Pesticide granules, which were prepared by blending the pesticide with solid carriers and extruded are also known. The extruded granules were then coated with a solution of binder and optionally with a solution of a dispersant and finally dried.
Inorganic polymer complexes for controlled release of compounds comprising a hydrated or crystallized inorganic compound and a matrix polymer which slows down the release of the active agent also are known.
The production and use of inorganic-conditioning agent complexes comprising of resorbable matrices formed by mixing an inorganic compound capable of undergoing hydration and/or crystallization, a conditioning agent that improves stability, a matrix polymer and/or a complexing agent are also known. The system can be used for controlled release of actives.

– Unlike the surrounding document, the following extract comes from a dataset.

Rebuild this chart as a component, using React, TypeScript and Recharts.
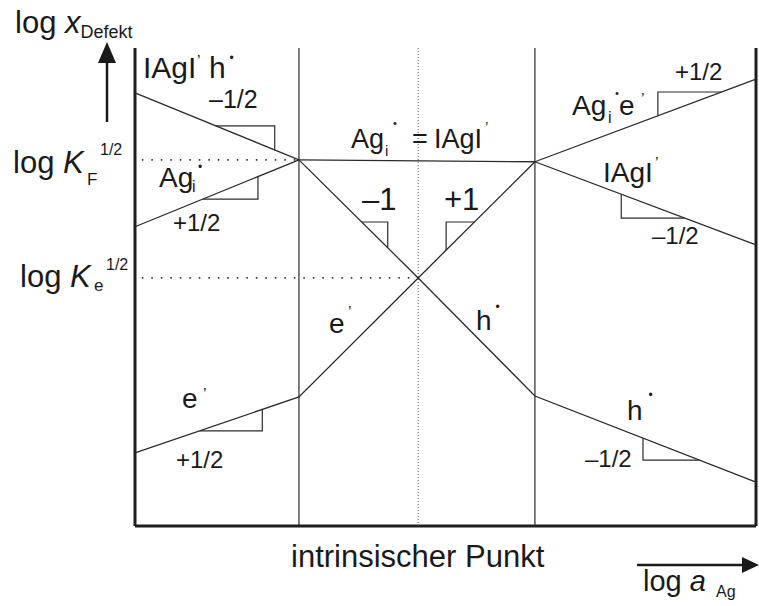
import React from 'react'
import { LineChart, Line, XAxis, YAxis, ReferenceLine } from 'recharts'

// Brouwer diagram for AgI: log x(defect) vs log a(Ag), arbitrary units 0..100 on both axes

// region boundaries and the intrinsic point on the log a_Ag axis
const xBounds = [26.4, 64.4]
const xIntrinsic = 45.6
// log K_F^1/2 and log K_e^1/2 levels
const logKF = 76.6
const logKe = 51.9

// defect branches as [log a_Ag, log x]
const iodVacHoleLeft = [[0, 90.6], [26.4, 76.6]]
const agInterstLeft = [[0, 62.6], [26.4, 76.6]]
const plateau = [[26.4, 76.6], [64.4, 76.2]]
const electrons = [[0, 15.3], [26.4, 27.0], [45.6, 51.9], [64.4, 76.2]]
const holes = [[26.4, 76.6], [45.6, 51.9], [64.4, 27.2], [100, 9.2]]
const agInterstRight = [[64.4, 76.2], [100, 93.5]]
const iodVacRight = [[64.4, 76.2], [100, 58.8]]

// dotted guide levels
const kfLevel = [[1.1, logKF], [xBounds[0], logKF]]
const keLevel = [[1.1, logKe], [xIntrinsic, logKe]]

// slope triangles (two legs each, the hypotenuse is the branch itself)
const slopeTriangles = [
  [[13.0, 83.7], [22.5, 83.7], [22.5, 78.7]],
  [[10.9, 68.4], [19.8, 68.4], [19.8, 73.1]],
  [[36.5, 63.6], [40.7, 63.6], [40.7, 58.2]],
  [[50.1, 57.7], [50.1, 63.6], [54.7, 63.6]],
  [[84.2, 85.8], [84.2, 90.8], [94.4, 90.8]],
  [[78.3, 69.4], [78.3, 64.4], [88.5, 64.4]],
  [[10.4, 19.9], [20.5, 19.9], [20.5, 24.4]],
  [[81.8, 18.4], [81.8, 13.8], [90.9, 13.8]],
]

const branches = [iodVacHoleLeft, agInterstLeft, plateau, electrons, holes, agInterstRight, iodVacRight]

const LINE = '#2b2b2b'
const FRAME = '#1e1e1e'
const INK = '#1a1a1a'
const FONT = "'Liberation Sans', Arial, Helvetica, sans-serif"

const toPts = (a: number[][]) => a.map(([x, y]) => ({ x, y }))

type Part = { t: string; x?: number; rise?: number; size?: number; italic?: boolean }

// text with sub/superscripts; rise is measured upwards from the baseline
function Rich({ x, y, size, parts }: { x: number; y: number; size: number; parts: Part[] }) {
  let cur = 0
  return (
    <text x={x} y={y} fontSize={size} fill={INK} fontFamily={FONT}>
      {parts.map((p, i) => {
        const r = p.rise ?? 0
        const dy = cur - r
        cur = r
        return (
          <tspan key={i} x={p.x} dy={dy || undefined} fontSize={p.size} fontStyle={p.italic ? 'italic' : undefined}>
            {p.t}
          </tspan>
        )
      })}
    </text>
  )
}

const P = '\u2019'
const DOT = '\u2022'

function Labels() {
  return (
    <svg width={759} height={606} style={{ position: 'absolute', left: 0, top: 0, pointerEvents: 'none' }}>
      {/* axis titles and arrows */}
      <Rich x={15} y={33} size={31} parts={[{ t: 'log ' }, { t: 'x', italic: true }, { t: 'Defekt', size: 18, rise: -5 }]} />
      <line x1={107} y1={60} x2={107} y2={122} stroke={INK} strokeWidth={2.5} />
      <polygon points="107,42 98,63 116,63" fill={INK} />
      <Rich x={643} y={591} size={29} parts={[{ t: 'log ' }, { t: 'a', italic: true }, { t: 'Ag', size: 16, rise: -6, x: 716 }]} />
      <line x1={637} y1={565} x2={745} y2={565} stroke={INK} strokeWidth={2.5} />
      <polygon points="759,565 742,557 742,573" fill={INK} />
      <Rich x={291} y={567} size={31} parts={[{ t: 'intrinsischer Punkt' }]} />

      {/* level labels */}
      <Rich x={13} y={173} size={31} parts={[{ t: 'log ' }, { t: 'K', italic: true }, { t: 'F', size: 17, rise: -12, x: 87 }, { t: '1/2', size: 16, rise: 18, x: 100 }]} />
      <Rich x={20} y={287} size={31} parts={[{ t: 'log ' }, { t: 'K', italic: true }, { t: 'e', size: 17, rise: -4, x: 94 }, { t: '1/2', size: 16, rise: 17, x: 106 }]} />

      {/* left region */}
      <Rich x={143} y={78} size={30} parts={[{ t: 'IAgI' }, { t: P, size: 16, rise: 11, x: 197 }, { t: 'h', x: 209 }, { t: DOT, size: 12, rise: 16, x: 229.5 }]} />
      <Rich x={209} y={108} size={25} parts={[{ t: '\u20131/2' }]} />
      <Rich x={159} y={187} size={28} parts={[{ t: 'Ag' }, { t: 'i', size: 16, rise: -5, x: 192 }, { t: DOT, size: 12, rise: 16, x: 198 }]} />
      <Rich x={173} y={231} size={24} parts={[{ t: '+1/2' }]} />
      <Rich x={182} y={408} size={28} parts={[{ t: 'e' }, { t: P, size: 16, rise: 8, x: 203 }]} />
      <Rich x={176} y={468} size={24} parts={[{ t: '+1/2' }]} />

      {/* middle region */}
      <Rich x={351} y={148} size={27} parts={[{ t: 'Ag' }, { t: 'i', size: 15, rise: -8, x: 385 }, { t: DOT, size: 11, rise: 21, x: 393 }, { t: '=', x: 412 }, { t: 'IAgI', x: 434 }, { t: P, size: 15, rise: 16, x: 485 }]} />
      <Rich x={362} y={210} size={31} parts={[{ t: '\u20131' }]} />
      <Rich x={444} y={210} size={31} parts={[{ t: '+1' }]} />
      <Rich x={329} y={333} size={28} parts={[{ t: 'e' }, { t: P, size: 16, rise: 15, x: 348 }]} />
      <Rich x={476} y={330} size={28} parts={[{ t: 'h' }, { t: DOT, size: 12, rise: 19, x: 495.5 }]} />

      {/* right region */}
      <Rich x={675} y={80} size={24} parts={[{ t: '+1/2' }]} />
      <Rich x={572} y={115} size={28} parts={[{ t: 'Ag' }, { t: 'i', size: 16, rise: -8, x: 608 }, { t: DOT, size: 11, rise: 18, x: 615 }, { t: 'e', x: 619 }, { t: P, size: 16, rise: 10, x: 641 }]} />
      <Rich x={603} y={182} size={28} parts={[{ t: 'IAgI' }, { t: P, size: 16, rise: 13, x: 655 }]} />
      <Rich x={652} y={244} size={24} parts={[{ t: '\u20131/2' }]} />
      <Rich x={627} y={420} size={28} parts={[{ t: 'h' }, { t: DOT, size: 12, rise: 21, x: 648.5 }]} />
      <Rich x={585} y={467} size={24} parts={[{ t: '\u20131/2' }]} />
    </svg>
  )
}

export default function App() {
  return (
    <div style={{ position: 'absolute', left: 0, top: 0, width: 759, height: 606, background: '#fff' }}>
      <LineChart width={759} height={606} margin={{ top: 48, right: 3, bottom: 80, left: 135 }}>
        <XAxis type="number" dataKey="x" domain={[0, 100]} hide />
        <YAxis type="number" domain={[0, 100]} hide />
        {/* frame: left axis, bottom axis, right border */}
        <ReferenceLine x={0} stroke={FRAME} strokeWidth={3} />
        <ReferenceLine y={0} stroke={FRAME} strokeWidth={3} />
        <ReferenceLine x={100} stroke={FRAME} strokeWidth={3} />
        {xBounds.map(b => (
          <ReferenceLine key={`bound${b}`} x={b} stroke={LINE} strokeWidth={1.2} />
        ))}
        <ReferenceLine x={xIntrinsic} stroke="#555" strokeWidth={1} strokeDasharray="1 2" />
        {[kfLevel, keLevel].map((lv, i) => (
          <Line key={`lvl${i}`} data={toPts(lv)} dataKey="y" type="linear" stroke="#333" strokeWidth={1.6}
            strokeDasharray="1.5 8" dot={false} activeDot={false} isAnimationActive={false} />
        ))}
        {branches.map((b, i) => (
          <Line key={`br${i}`} data={toPts(b)} dataKey="y" type="linear" stroke={LINE} strokeWidth={1.3}
            dot={false} activeDot={false} isAnimationActive={false} />
        ))}
        {slopeTriangles.map((t, i) => (
          <Line key={`tri${i}`} data={toPts(t)} dataKey="y" type="linear" stroke={LINE} strokeWidth={1.2}
            dot={false} activeDot={false} isAnimationActive={false} />
        ))}
      </LineChart>
      <Labels />
    </div>
  )
}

Water dispersible, dry, flowable granules of agricultural chemicals, such as quinclorac, which are coated with a water-soluble coating layer of polyvinyl alcohol are known. The granules are formulated to reduce or eliminate any chemical residue on interior surfaces of containers used to package the formulations for transport/handling thereby enhancing the safety. The drawback of using polyvinyl alcohol is that it has a high melting point and hence the reaction will involve high temperatures at which active ingredients like Acephate will degrade. So, this polymer is unsuitable for active ingredients that are heat-unstable. Besides this, the process of coating is carried out by dissolving polyvinyl alcohol in water. This makes it unsuitable for using with active ingredients that are moisture-sensitive. Acephate is also sensitive to moisture and degrades rapidly, so this method is not advisable for compositions containing Acephate.
Other polymers, which are not water-soluble, have limitations and in compositions where one of the active ingredients is soluble in the organic solvent used for dissolving the polymer, the release of such active would pose a problem.